- The Financial Conduct Authority (FCA) in the United Kingdom has specified details on its recently published rules for crypto-asset businesses based in the country.
- FCA proposed charging £2,000 for those businesses that have an income from asset activity up to £250,000.
- £10,000 for companies with a profit from asset activity greater than £250,000.
The Financial Conduct Authority (FCA) in the United Kingdom has specified details on its recently published rules for crypto-asset businesses based in the country.
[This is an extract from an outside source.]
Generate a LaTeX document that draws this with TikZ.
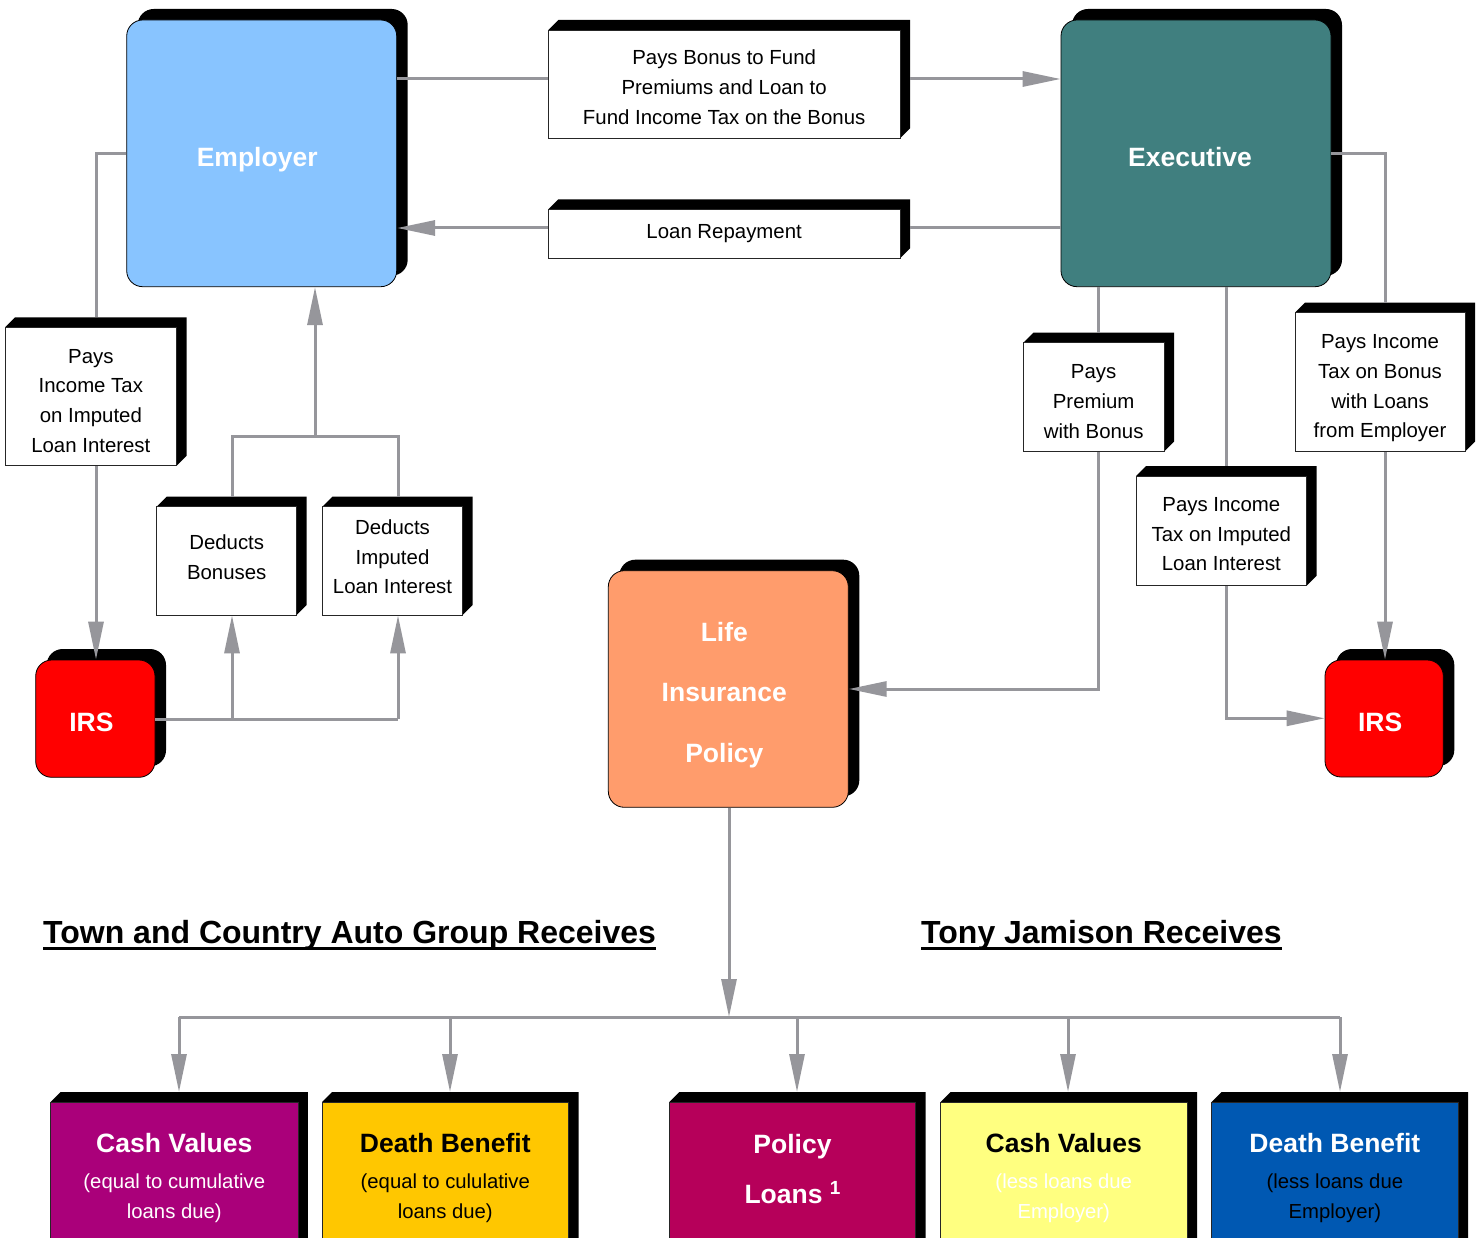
\documentclass[tikz,border=0pt]{standalone}
\usepackage{fontspec}
\setmainfont{Liberation Sans}
\usetikzlibrary{arrows.meta,calc}
\definecolor{linegray}{RGB}{150,150,155}
\definecolor{empblue}{RGB}{136,196,255}
\definecolor{exeteal}{RGB}{64,127,127}
\definecolor{lifeorange}{RGB}{255,156,108}
\definecolor{cvpurple}{RGB}{170,0,122}
\definecolor{dbyellow}{RGB}{255,199,0}
\definecolor{plcrimson}{RGB}{182,0,90}
\definecolor{cvyellow}{RGB}{255,255,128}
\definecolor{dbblue}{RGB}{0,88,178}
\tikzset{
  conn/.style={draw=linegray, line width=3pt},
  arr/.style={conn, -{Triangle[length=38pt,width=15pt]}},
  lbl/.style={draw=black!85, line width=0.8pt, fill=white, inner sep=0pt, align=center,
    font=\fontsize{20.4}{29.7}\selectfont},
  rbx/.style={draw=black, line width=0.8pt, rounded corners=16pt, inner sep=0pt, align=center,
    text=white, text depth=0pt, font=\bfseries\fontsize{26.5}{30}\selectfont},
  btm/.style={font=\fontsize{20.3}{29.3}\selectfont},
  head/.style={inner sep=0pt, anchor=base west, font=\bfseries\fontsize{32}{36}\selectfont}
}
% name, left, top, right, bottom, options, text  (pixel coordinates, y downwards)
\newcommand{\xbox}[7]{%
  \fill[black] (#2,-#3) -- (#2+10,-#3+10) -- (#4+10,-#3+10) -- (#4+10,-#5+10) -- (#4,-#5) -- (#4,-#3) -- cycle;
  \coordinate (#1x) at (#4+10,-#3+10);
  \node[lbl, minimum width=#4-#2, minimum height=#5-#3, #6] (#1) at ({(#2+#4)/2},{-(#3+#5)/2}) {#7};
}
\newcommand{\rbox}[7]{%
  \fill[black, rounded corners=16pt] (#2+11,-#3+11) rectangle (#4+11,-#5+11);
  \node[rbx, minimum width=#4-#2, minimum height=#5-#3, #6] (#1) at ({(#2+#4)/2},{-(#3+#5)/2}) {#7};
}
\newcommand{\tup}[1]{\rule{0pt}{#1pt}}
\newcommand{\tdn}[1]{\rule[-#1pt]{0pt}{0pt}}
\begin{document}
\begin{tikzpicture}[x=1pt,y=1pt]
\useasboundingbox (0,0) rectangle (1479,-1238);
\clip (0,0) rectangle (1479,-1238);
\fill[white] (0,0) rectangle (1479,-1238);

% main rounded boxes
\rbox{emp}{126.7}{20}{396.7}{286.7}{fill=empblue}{\hspace*{-9pt}\tup{27}Employer}
\rbox{exe}{1061}{20}{1331}{286.7}{fill=exeteal}{\hspace*{-12pt}\tup{27}Executive}
\rbox{irsL}{35.7}{660}{155}{777.3}{fill=red}{\hspace*{-8pt}\tup{25}IRS}
\rbox{irsR}{1325}{660}{1443.3}{777}{fill=red}{\hspace*{-8pt}\tup{25}IRS}
\rbox{life}{608.3}{570.7}{848.3}{807.3}{fill=lifeorange, font=\bfseries\fontsize{26.5}{60.5}\selectfont}{\hspace*{-8pt}\tup{25}Life\\\hspace*{-8pt}Insurance\\\hspace*{-8pt}Policy}

% label boxes
\xbox{bonus}{548.3}{30}{900}{138.3}{}{\tup{21}Pays Bonus to Fund\\Premiums and Loan to\\Fund Income Tax on the Bonus}
\xbox{repay}{548.3}{209.3}{900}{258.3}{}{Loan Repayment}
\xbox{taxL}{5}{327.3}{176.7}{465.7}{}{\tup{22.6}Pays\\Income Tax\\on Imputed\\Loan Interest}
\xbox{dedB}{156.7}{506.7}{296.7}{615}{}{Deducts\\Bonuses\tdn{8}}
\xbox{dedI}{322.3}{506.7}{462.7}{615}{}{Deducts\\Imputed\\Loan Interest\tdn{8}}
\xbox{prem}{1023.3}{342.7}{1164}{451.7}{}{\tup{22.6}Pays\\Premium\\with Bonus}
\xbox{taxB}{1295}{312.7}{1465}{451.7}{}{\tup{26.6}Pays Income\\Tax on Bonus\\with Loans\\from Employer}
\xbox{taxI}{1136}{476}{1306.7}{585.7}{}{\tup{20.6}Pays Income\\Tax on Imputed\\Loan Interest}

% headings
\node[head] (h1) at (43,-943.5) {Town and Country Auto Group Receives};
\node[head] (h2) at (921,-943.5) {Tony Jamison Receives};
\draw[line width=3pt] ([yshift=-5pt]h1.base west) -- ([yshift=-5pt]h1.base east);
\draw[line width=3pt] ([yshift=-5pt]h2.base west) -- ([yshift=-5pt]h2.base east);

% bottom boxes
\xbox{cvL}{50.7}{1102}{297.9}{1254}{btm, fill=cvpurple, text=white}{{\bfseries\fontsize{26.5}{29.3}\selectfont Cash Values}\\[6.5pt](equal to cumulative\\loans due)}
\xbox{dbL}{322}{1102}{568.6}{1254}{btm, fill=dbyellow, text=black}{{\bfseries\fontsize{26.5}{29.3}\selectfont Death Benefit}\\[6.5pt](equal to cululative\\loans due)}
\xbox{pl}{669.3}{1102}{915.7}{1254}{fill=plcrimson, text=white, text depth=18pt, font=\bfseries\fontsize{26.5}{50}\selectfont}{Policy\\Loans~\raisebox{9pt}{\fontsize{19}{19}\selectfont 1}}
\xbox{cvR}{940.5}{1102}{1187}{1254}{btm, fill=cvyellow, text=white}{{\bfseries\fontsize{26.5}{29.3}\selectfont\color{black}Cash Values}\\[6.5pt](less loans due\\Employer)}
\xbox{dbR}{1211.7}{1102}{1458}{1254}{btm, fill=dbblue, text=black}{{\bfseries\fontsize{26.5}{29.3}\selectfont\color{white}Death Benefit}\\[6.5pt](less loans due\\Employer)}

% junctions
\coordinate (jL) at (232,-719);
\coordinate (jR) at (398,-719);
\coordinate (jT) at (315,-436.7);
\coordinate (jB) at (729,-1017);

% connectors
\draw[conn] (emp.east |- 0,-79) -- (bonus.west |- 0,-79);
\draw[arr] (bonusx |- 0,-79) -- (exe.west |- 0,-79);
\draw[conn] (exe.west |- 0,-228) -- (repayx |- 0,-228);
\draw[arr] (repay.west |- 0,-228) -- (emp.east |- 0,-228);

\draw[conn] (emp.west) -| (96,0 |- taxLx);
\draw[arr] (96,0 |- taxL.south) -- (96,0 |- irsL.north);
\draw[conn] (irsL.east |- jL) -- (jR);
\draw[arr] (jL) -- (jL |- dedB.south);
\draw[arr] (jR) -- (jR |- dedI.south);
\draw[conn] (jL |- dedBx) |- (jT);
\draw[conn] (jR |- dedIx) |- (jT);
\draw[arr] (jT) -- (jT |- emp.south);

\draw[conn] (exe.east) -| (1385,0 |- taxBx);
\draw[arr] (1385,0 |- taxB.south) -- (1385,0 |- irsR.north);
\draw[conn] (1098.3,0 |- exe.south) -- (1098.3,0 |- premx);
\draw[arr] (1098.3,0 |- prem.south) |- (life.east |- 0,-689);
\draw[conn] (1226.7,0 |- exe.south) -- (1226.7,0 |- taxIx);
\draw[arr] (1226.7,0 |- taxI.south) |- (irsR.west |- 0,-718.3);

\draw[arr] (jB |- life.south) -- (jB);
\draw[conn] (179,0 |- jB) -- (1340,0 |- jB);
\draw[arr] (179,0 |- jB) -- (179,0 |- cvLx);
\draw[arr] (450,0 |- jB) -- (450,0 |- dbLx);
\draw[arr] (797,0 |- jB) -- (797,0 |- plx);
\draw[arr] (1068,0 |- jB) -- (1068,0 |- cvRx);
\draw[arr] (1340,0 |- jB) -- (1340,0 |- dbRx);
\end{tikzpicture}
\end{document}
The FCA made amendments to its initial proposal for a fees structure to crypto-asset firms charging £2,000 for those businesses that have an income from asset activity up to £250,000 and £10,000 for companies with a profit from asset activity greater than £250,000.
The initial proposal made by the FCA in October 2019 involved a flat application fee of £5,000 for the registration of the business to recover an approximate of £400,000 in gateway costs from 80 potential businesses applicable to the fees in the UK that were known to the FCA. This initial proposal has now been amended due to discussions that were made with the 80 potential applicants with multiple written consultation responses claiming that the proposed £5,000 would be too hefty a fee for many start-ups and smaller crypto-asset businesses.
FCA’s Guidelines for New Crypto Business
The FCA is also taking new registrants apart from the already recognized 80. Under consideration that the newer applicants might not have had an opportunity to include the fees into their business plans, the FCA has made the current amendments to provide concessions in the fees, reducing them to £2,000 and £10,000 based on income generated from their trading businesses.
The application fee is not refundable under the case that the applicant refuses registration. If an ineligible applicant applies, maximum efforts will be made from the FCA’s part to refund the application fees. The fees will also not be refunded if the business had been using the gateway to test their eligibility.
Some suggestions that were made also included avoiding regulatory fees and regulation entirely for smaller businesses. On which the FCA responded with no commiseration by stating that they were obliged by Parliament instruction to regulate all crypto-asset businesses regardless of their operational scale.
The FCA believes that it is only fair that all crypto-asset businesses contribute a small portion of their income to the supervision and regulation of their trade. The FCA also states that smaller brokers who trade for a hobby may not have to be registered under the MLRs since it doesn’t qualify as a business. Such brokers should ideally, therefore, check whether they are obliged to be registered under the FCA.